A former Société Générale trader has been found guilty of stealing the bank’s secret algorithms in a New York court.
Samarth Agrawal was arrested and charged in April, around the time he was set to start a job with Société Générale competitor, hedge fund Tower Research Capital.
According to Reuters, the jury took just two hours to return the guilty verdict against Agrawal. Testimony during the trial revealed that he planned to use the code to help build a high-frequency trading system at the hedge fund.
Agrawal, a 27-year old man who worked for two years at Soc Gen’s Manhattan offices, is accused of copying thousands of lines of algorithmic code into word processing documents and printing them off to take elsewhere.
The code, developed and owned by Soc Gen, was vital for the bank’s high-speed trading and was protected in the same way Coca Cola might defend its list of ingredients and KFC “guards its recipe for chicken”, according to prosecutor Thomas Brown.

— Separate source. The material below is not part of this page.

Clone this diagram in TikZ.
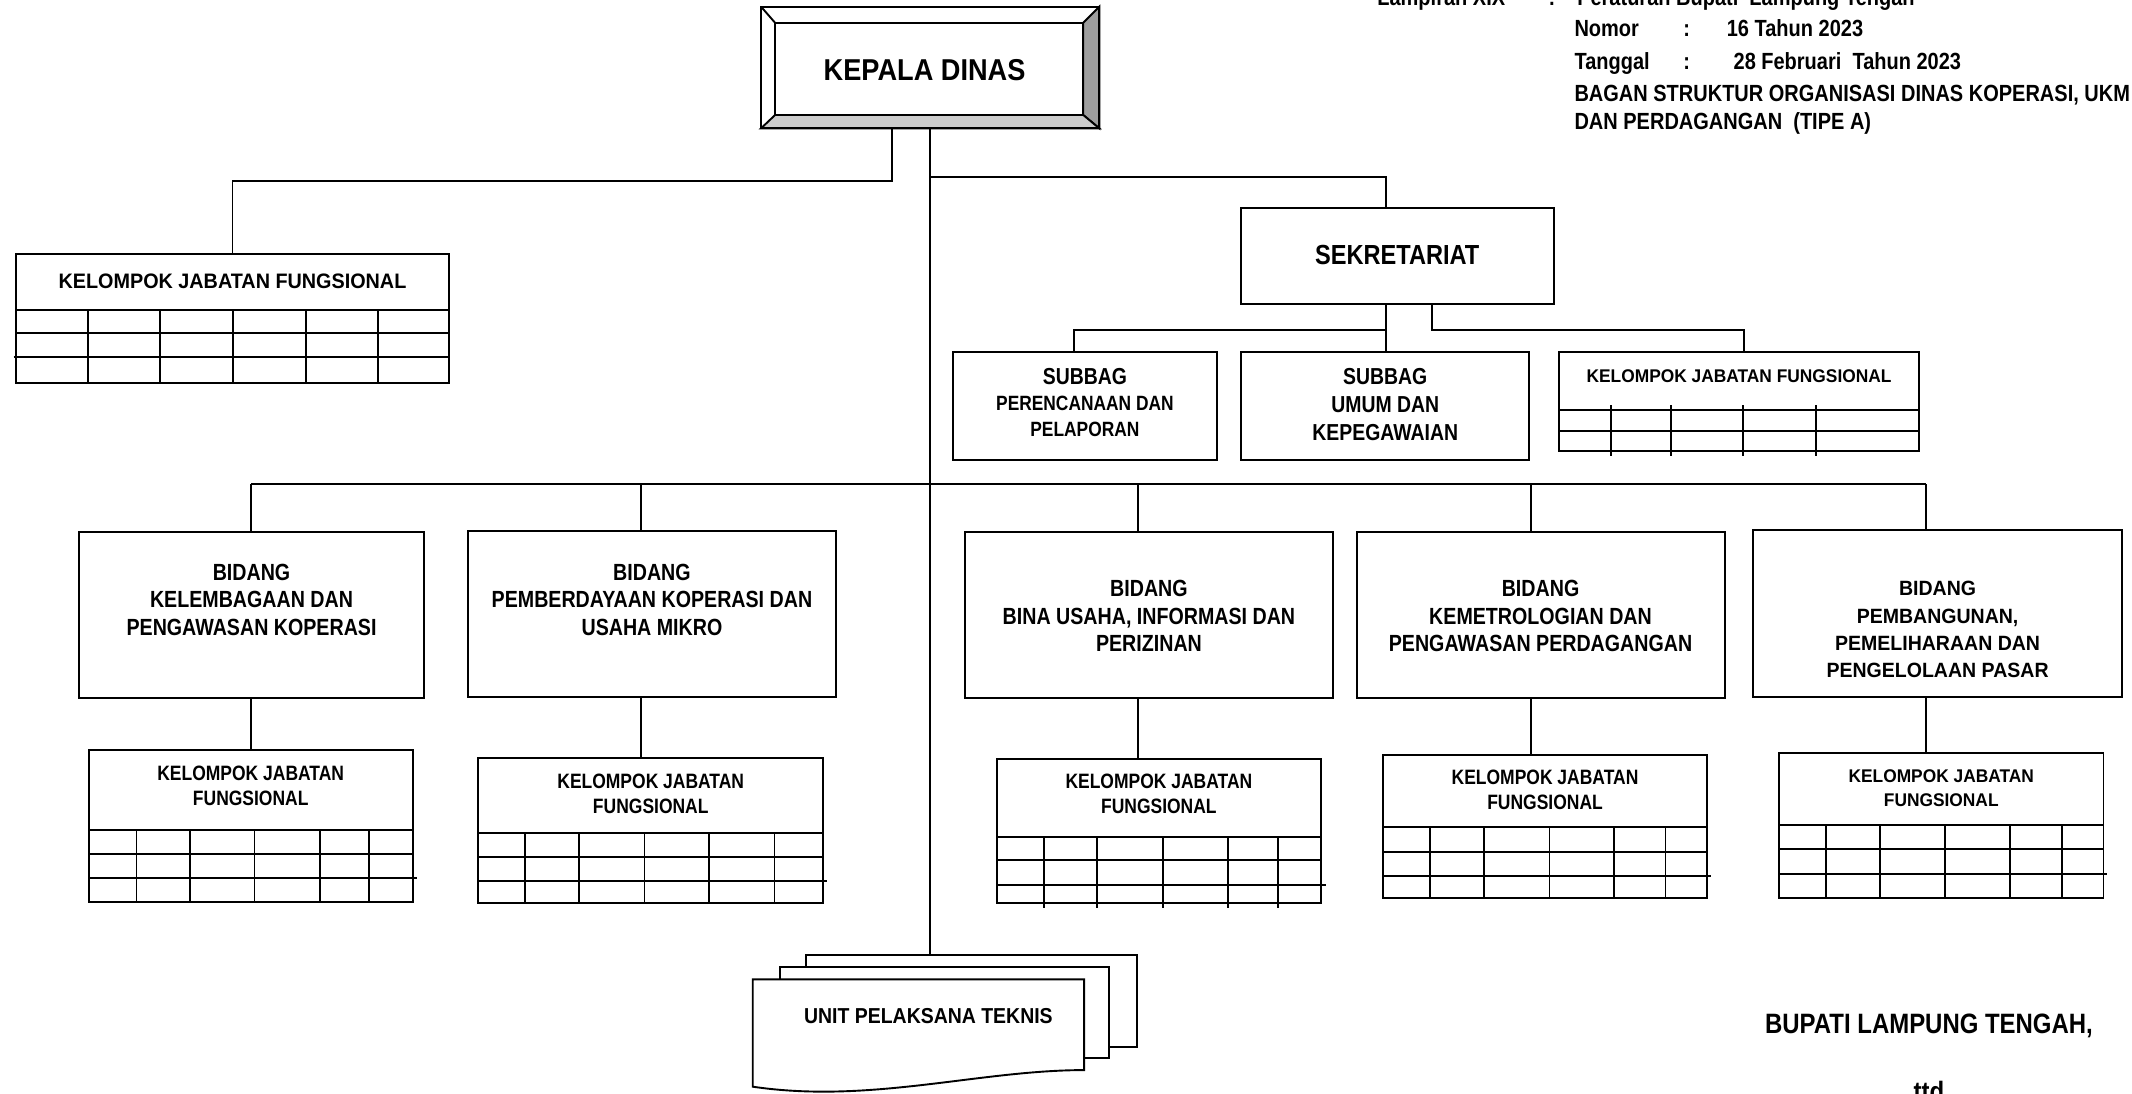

Although Agrawal maintained his innocence throughout the trial, on Wednesday (17 November) he admitted in a testimony that he knew copying and printing the code was wrong.
Agrawal will be sentenced on 24 February, and faces up to five years imprisonment. He is also expected to be deported from the US, back to India where he is a citizen.

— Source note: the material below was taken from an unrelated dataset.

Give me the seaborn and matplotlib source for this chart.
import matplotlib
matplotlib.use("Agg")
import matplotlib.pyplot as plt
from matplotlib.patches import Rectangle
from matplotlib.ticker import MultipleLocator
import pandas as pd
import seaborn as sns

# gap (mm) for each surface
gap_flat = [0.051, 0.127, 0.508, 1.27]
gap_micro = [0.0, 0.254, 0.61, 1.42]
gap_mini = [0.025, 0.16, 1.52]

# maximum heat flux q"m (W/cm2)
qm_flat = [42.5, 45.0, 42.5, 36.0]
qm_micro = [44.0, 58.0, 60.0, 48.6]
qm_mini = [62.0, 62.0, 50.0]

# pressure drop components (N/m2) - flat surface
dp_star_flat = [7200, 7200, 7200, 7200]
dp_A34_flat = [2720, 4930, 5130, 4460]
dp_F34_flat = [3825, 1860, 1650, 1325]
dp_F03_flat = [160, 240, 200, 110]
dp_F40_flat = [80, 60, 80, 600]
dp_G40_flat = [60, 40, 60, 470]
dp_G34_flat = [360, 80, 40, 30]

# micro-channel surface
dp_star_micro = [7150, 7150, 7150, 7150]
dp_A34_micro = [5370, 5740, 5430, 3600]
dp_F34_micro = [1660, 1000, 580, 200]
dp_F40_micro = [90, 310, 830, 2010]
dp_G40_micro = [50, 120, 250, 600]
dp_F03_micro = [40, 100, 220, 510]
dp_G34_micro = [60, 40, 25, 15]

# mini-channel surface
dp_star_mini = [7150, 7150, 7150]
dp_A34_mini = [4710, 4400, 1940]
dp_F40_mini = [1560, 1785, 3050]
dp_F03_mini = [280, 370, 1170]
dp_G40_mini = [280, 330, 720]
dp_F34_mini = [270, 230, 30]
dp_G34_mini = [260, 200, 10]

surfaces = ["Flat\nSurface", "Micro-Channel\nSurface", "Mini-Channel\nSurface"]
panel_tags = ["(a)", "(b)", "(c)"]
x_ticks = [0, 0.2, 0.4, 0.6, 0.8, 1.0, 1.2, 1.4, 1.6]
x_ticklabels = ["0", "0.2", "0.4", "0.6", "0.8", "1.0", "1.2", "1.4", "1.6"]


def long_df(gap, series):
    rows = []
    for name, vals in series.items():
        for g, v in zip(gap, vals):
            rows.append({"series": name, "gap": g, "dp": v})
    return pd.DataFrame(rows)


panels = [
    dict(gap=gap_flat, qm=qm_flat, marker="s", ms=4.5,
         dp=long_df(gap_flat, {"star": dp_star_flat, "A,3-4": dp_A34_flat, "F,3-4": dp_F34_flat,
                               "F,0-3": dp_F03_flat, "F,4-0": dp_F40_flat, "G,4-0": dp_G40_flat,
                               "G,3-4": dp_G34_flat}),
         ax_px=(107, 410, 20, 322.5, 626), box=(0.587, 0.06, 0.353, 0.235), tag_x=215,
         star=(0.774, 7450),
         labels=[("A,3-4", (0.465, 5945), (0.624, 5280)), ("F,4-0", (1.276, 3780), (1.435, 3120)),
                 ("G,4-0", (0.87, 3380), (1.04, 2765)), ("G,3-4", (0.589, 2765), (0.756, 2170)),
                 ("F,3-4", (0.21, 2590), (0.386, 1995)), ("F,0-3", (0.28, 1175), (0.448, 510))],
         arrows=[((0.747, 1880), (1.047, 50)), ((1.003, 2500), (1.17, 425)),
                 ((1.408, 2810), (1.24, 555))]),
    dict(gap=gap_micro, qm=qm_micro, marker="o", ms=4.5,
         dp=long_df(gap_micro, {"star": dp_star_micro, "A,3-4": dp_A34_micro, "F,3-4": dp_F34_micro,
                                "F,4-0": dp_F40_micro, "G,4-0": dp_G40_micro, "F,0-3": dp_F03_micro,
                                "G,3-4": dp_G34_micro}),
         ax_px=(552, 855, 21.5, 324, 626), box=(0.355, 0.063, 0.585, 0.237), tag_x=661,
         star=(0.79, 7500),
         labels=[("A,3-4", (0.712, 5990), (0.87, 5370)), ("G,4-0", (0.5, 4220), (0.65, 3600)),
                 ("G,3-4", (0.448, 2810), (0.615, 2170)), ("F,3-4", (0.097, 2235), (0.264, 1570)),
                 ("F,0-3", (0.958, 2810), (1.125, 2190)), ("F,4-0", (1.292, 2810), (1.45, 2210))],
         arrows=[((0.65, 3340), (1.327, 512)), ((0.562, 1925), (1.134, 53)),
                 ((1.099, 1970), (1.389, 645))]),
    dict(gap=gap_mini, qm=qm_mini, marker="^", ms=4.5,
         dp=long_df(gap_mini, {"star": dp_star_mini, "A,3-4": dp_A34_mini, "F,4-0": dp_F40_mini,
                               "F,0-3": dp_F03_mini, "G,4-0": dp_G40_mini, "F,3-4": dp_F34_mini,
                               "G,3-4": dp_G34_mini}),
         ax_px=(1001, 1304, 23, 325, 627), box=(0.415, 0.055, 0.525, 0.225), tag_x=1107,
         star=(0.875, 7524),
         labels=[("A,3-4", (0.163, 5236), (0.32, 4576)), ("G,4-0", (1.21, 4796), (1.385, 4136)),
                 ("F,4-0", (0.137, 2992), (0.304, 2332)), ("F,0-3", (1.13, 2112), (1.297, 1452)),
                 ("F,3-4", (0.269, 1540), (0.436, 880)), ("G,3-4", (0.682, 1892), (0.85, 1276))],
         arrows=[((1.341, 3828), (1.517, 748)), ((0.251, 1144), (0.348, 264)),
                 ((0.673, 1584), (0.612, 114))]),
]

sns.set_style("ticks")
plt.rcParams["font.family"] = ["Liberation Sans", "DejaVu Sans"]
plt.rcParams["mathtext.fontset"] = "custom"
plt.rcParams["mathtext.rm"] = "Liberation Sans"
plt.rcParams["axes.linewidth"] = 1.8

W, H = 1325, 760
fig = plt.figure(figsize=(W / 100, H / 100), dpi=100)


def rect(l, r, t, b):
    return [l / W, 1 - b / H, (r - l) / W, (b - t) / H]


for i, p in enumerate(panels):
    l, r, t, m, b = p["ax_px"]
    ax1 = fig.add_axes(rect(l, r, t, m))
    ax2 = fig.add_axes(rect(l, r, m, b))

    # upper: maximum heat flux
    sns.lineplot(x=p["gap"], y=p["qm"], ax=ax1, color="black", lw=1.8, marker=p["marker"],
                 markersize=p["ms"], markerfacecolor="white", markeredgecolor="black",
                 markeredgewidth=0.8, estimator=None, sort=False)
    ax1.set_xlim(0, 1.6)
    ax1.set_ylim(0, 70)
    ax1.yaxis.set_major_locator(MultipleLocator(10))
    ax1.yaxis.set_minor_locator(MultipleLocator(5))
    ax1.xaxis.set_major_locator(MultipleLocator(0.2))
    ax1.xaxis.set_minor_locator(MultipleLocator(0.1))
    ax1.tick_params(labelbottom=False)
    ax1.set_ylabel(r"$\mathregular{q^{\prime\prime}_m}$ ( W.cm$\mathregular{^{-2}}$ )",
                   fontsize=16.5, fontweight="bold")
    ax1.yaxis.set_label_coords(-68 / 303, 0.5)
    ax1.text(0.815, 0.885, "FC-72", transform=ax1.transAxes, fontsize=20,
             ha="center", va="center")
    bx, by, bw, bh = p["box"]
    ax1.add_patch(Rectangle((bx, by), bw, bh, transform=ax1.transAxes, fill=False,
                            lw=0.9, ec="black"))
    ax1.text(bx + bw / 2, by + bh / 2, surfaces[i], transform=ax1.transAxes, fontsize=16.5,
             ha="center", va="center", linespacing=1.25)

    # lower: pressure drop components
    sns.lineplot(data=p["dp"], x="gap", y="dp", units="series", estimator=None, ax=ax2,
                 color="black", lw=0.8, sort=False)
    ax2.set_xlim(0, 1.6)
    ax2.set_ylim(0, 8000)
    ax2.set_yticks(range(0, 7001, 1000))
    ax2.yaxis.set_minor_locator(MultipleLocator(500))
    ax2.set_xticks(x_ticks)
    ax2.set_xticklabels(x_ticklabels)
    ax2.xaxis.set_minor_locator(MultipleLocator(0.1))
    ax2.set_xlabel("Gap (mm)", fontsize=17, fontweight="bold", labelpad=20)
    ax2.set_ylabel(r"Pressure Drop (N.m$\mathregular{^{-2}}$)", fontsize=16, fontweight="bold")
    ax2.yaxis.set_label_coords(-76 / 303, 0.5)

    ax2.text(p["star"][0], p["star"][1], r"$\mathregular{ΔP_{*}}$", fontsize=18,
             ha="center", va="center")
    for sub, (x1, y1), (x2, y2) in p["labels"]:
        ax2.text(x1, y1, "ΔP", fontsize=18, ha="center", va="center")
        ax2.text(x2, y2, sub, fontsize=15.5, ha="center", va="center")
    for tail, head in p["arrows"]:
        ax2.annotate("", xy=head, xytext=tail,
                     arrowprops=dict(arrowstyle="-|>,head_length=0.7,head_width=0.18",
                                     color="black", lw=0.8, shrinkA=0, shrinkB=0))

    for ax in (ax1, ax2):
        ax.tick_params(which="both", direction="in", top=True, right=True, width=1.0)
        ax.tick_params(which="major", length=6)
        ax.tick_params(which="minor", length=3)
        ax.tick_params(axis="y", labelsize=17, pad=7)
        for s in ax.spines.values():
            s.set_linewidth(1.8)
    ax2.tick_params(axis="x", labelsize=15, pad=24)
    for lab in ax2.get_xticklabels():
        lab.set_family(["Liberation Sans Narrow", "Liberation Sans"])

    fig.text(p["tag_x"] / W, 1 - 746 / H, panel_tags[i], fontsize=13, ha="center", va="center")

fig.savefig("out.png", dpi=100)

On 29 November, a similar code theft trial will take place in the same court, when a former Goldman Sachs programmer, Sergey Aleynikov, will appear on charges he stole algorithms to take to his new employer.
The issues at Societe Generale follow an unrelated trial, in which rogue trader Jerome Kerviel, a former employee, was last month convicted of unauthorised computer use, forgery and breach of trust. He was handed a three-year prison sentence and an unprecedented €4.9 billion (£4.3 billion) fine.